━━━━━ Dataset extract

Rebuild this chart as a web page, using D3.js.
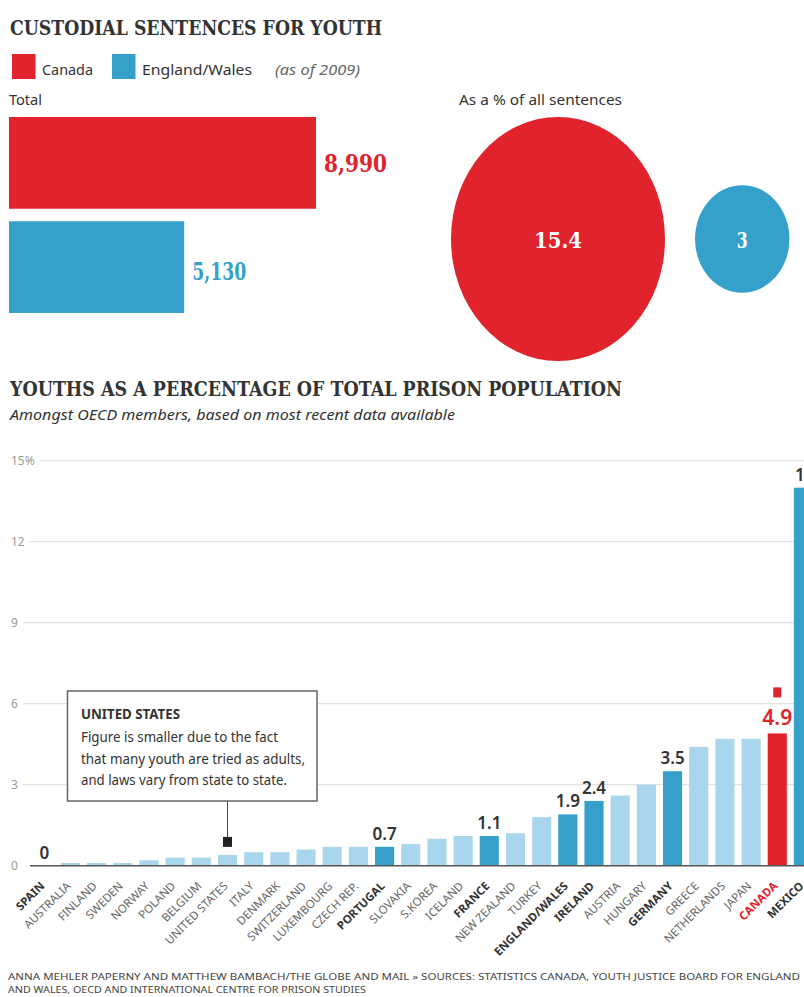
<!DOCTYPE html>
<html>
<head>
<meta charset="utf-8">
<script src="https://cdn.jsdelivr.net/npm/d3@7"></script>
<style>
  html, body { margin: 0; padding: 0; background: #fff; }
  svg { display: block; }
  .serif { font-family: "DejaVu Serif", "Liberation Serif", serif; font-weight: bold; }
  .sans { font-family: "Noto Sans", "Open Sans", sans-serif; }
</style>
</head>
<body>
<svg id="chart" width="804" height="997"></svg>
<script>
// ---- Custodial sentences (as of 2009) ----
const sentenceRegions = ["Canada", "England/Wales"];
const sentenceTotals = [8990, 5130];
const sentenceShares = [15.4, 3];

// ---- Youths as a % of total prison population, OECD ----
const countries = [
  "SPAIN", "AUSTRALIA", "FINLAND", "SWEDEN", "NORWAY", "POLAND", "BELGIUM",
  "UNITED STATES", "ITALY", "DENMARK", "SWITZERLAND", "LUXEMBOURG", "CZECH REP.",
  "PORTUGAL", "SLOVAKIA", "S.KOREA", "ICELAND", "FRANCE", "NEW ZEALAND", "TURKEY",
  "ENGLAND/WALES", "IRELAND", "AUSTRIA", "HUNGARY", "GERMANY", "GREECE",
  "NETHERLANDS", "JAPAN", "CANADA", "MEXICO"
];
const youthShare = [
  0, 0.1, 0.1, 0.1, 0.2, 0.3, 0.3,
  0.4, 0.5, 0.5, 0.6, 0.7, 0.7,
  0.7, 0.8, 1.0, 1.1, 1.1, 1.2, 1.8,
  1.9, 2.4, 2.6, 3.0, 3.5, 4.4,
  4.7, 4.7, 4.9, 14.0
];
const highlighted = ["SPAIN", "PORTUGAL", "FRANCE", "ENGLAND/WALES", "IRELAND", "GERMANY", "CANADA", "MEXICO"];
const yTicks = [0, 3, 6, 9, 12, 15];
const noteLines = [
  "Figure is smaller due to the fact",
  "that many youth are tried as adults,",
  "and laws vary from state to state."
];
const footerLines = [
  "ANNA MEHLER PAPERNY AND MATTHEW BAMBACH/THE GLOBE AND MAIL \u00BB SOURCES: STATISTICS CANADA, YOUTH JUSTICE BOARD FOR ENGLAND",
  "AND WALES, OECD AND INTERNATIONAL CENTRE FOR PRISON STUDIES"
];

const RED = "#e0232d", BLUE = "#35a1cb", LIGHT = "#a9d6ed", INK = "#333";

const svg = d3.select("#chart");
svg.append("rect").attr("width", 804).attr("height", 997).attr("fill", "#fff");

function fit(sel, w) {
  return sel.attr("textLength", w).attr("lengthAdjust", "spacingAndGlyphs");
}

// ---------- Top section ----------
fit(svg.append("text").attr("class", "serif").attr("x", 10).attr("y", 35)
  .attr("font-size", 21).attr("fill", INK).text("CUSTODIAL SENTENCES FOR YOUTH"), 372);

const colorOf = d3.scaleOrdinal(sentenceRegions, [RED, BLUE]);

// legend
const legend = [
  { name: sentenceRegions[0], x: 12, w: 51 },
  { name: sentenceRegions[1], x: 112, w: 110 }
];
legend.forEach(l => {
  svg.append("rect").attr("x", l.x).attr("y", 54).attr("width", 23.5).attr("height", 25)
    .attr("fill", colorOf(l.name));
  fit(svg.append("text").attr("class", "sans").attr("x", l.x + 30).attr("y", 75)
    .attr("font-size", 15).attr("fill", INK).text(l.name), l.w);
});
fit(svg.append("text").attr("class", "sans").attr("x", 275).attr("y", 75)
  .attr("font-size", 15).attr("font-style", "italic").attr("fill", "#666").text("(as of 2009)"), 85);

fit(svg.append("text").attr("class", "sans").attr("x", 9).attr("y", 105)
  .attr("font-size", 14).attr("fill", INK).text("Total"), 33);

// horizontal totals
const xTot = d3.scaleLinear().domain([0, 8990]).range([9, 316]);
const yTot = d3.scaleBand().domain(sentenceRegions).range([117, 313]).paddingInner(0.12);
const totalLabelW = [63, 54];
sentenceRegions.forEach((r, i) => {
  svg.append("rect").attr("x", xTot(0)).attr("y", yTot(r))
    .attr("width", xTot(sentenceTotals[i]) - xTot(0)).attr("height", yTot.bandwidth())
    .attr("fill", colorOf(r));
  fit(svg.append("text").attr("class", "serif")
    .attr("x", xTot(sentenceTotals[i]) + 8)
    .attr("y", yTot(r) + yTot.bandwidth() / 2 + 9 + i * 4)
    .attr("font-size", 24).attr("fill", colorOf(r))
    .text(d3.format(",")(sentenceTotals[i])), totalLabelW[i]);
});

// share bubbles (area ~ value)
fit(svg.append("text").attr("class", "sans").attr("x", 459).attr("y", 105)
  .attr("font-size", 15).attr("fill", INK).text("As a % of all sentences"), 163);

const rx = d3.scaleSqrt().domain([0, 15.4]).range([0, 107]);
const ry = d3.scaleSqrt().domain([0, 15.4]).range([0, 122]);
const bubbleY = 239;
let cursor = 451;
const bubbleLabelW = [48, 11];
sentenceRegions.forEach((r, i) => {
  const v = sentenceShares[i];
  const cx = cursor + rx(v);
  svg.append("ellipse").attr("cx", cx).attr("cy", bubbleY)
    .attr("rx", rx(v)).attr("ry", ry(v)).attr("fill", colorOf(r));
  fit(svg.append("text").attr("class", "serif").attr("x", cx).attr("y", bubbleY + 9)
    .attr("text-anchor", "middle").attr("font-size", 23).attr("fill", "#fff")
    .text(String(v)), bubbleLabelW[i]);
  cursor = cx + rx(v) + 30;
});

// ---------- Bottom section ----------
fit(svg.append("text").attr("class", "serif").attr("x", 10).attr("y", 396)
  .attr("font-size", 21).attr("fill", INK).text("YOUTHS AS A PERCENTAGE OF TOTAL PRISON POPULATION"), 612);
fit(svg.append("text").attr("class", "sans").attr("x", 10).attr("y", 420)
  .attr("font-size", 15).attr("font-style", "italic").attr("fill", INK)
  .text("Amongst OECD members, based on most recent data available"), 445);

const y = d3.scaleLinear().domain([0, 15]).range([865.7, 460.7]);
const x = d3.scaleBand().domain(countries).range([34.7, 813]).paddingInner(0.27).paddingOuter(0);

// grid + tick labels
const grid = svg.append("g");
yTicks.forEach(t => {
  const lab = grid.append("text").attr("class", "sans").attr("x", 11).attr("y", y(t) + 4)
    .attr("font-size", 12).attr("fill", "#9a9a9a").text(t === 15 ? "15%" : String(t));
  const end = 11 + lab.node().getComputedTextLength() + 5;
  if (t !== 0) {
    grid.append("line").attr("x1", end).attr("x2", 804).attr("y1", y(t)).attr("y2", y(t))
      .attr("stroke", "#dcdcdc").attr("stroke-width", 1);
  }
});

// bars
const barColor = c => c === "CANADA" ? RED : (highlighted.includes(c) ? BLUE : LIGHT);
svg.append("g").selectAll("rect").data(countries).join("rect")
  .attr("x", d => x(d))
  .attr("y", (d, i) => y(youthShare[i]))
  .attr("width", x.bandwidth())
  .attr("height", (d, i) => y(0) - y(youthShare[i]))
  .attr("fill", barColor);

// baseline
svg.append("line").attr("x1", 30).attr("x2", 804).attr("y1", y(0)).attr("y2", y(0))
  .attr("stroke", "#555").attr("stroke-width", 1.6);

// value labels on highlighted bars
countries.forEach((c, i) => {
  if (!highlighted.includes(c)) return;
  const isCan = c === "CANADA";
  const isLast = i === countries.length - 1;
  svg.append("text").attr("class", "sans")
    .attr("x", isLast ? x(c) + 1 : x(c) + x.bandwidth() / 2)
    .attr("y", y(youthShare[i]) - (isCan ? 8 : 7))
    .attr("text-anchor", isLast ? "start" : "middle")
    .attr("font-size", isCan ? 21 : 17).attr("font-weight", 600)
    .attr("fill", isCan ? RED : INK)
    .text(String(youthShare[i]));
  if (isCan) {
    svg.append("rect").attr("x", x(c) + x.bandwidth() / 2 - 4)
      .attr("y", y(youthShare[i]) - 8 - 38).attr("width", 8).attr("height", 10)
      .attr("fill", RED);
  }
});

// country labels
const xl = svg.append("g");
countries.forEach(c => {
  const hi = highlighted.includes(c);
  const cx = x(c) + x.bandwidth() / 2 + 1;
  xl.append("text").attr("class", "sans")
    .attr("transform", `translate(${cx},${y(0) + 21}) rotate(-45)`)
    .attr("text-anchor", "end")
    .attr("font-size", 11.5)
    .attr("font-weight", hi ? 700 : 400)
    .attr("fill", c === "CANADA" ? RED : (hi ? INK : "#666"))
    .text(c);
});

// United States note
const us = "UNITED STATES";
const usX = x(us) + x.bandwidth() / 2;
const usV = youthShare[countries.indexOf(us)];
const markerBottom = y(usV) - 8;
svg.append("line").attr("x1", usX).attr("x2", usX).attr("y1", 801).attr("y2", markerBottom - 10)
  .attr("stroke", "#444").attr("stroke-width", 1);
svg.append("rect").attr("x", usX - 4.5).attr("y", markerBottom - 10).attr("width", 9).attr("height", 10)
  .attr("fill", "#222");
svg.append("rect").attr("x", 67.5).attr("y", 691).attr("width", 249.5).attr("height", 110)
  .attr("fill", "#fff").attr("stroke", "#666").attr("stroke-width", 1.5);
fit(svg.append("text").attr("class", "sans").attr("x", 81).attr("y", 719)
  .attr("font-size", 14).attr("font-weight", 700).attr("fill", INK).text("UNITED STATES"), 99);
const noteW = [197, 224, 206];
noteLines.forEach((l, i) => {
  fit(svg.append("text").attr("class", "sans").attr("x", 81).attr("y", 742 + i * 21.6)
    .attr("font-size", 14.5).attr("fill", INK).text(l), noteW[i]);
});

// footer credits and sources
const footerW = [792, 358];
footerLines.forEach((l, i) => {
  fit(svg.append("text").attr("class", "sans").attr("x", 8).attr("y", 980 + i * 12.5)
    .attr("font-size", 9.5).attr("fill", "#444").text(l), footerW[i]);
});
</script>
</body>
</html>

━━━━━━━━━━

## Task to complete
Reproduce the material above exactly, first line through the line that contains "const sentenceShares = [15.4, 3];", minus the pictures.

## Answer to this problem
Rebuild this chart as a web page, using D3.js.
<!DOCTYPE html>
<html>
<head>
<meta charset="utf-8">
<script src="https://cdn.jsdelivr.net/npm/d3@7"></script>
<style>
  html, body { margin: 0; padding: 0; background: #fff; }
  svg { display: block; }
  .serif { font-family: "DejaVu Serif", "Liberation Serif", serif; font-weight: bold; }
  .sans { font-family: "Noto Sans", "Open Sans", sans-serif; }
</style>
</head>
<body>
<svg id="chart" width="804" height="997"></svg>
<script>
// ---- Custodial sentences (as of 2009) ----
const sentenceRegions = ["Canada", "England/Wales"];
const sentenceTotals = [8990, 5130];
const sentenceShares = [15.4, 3];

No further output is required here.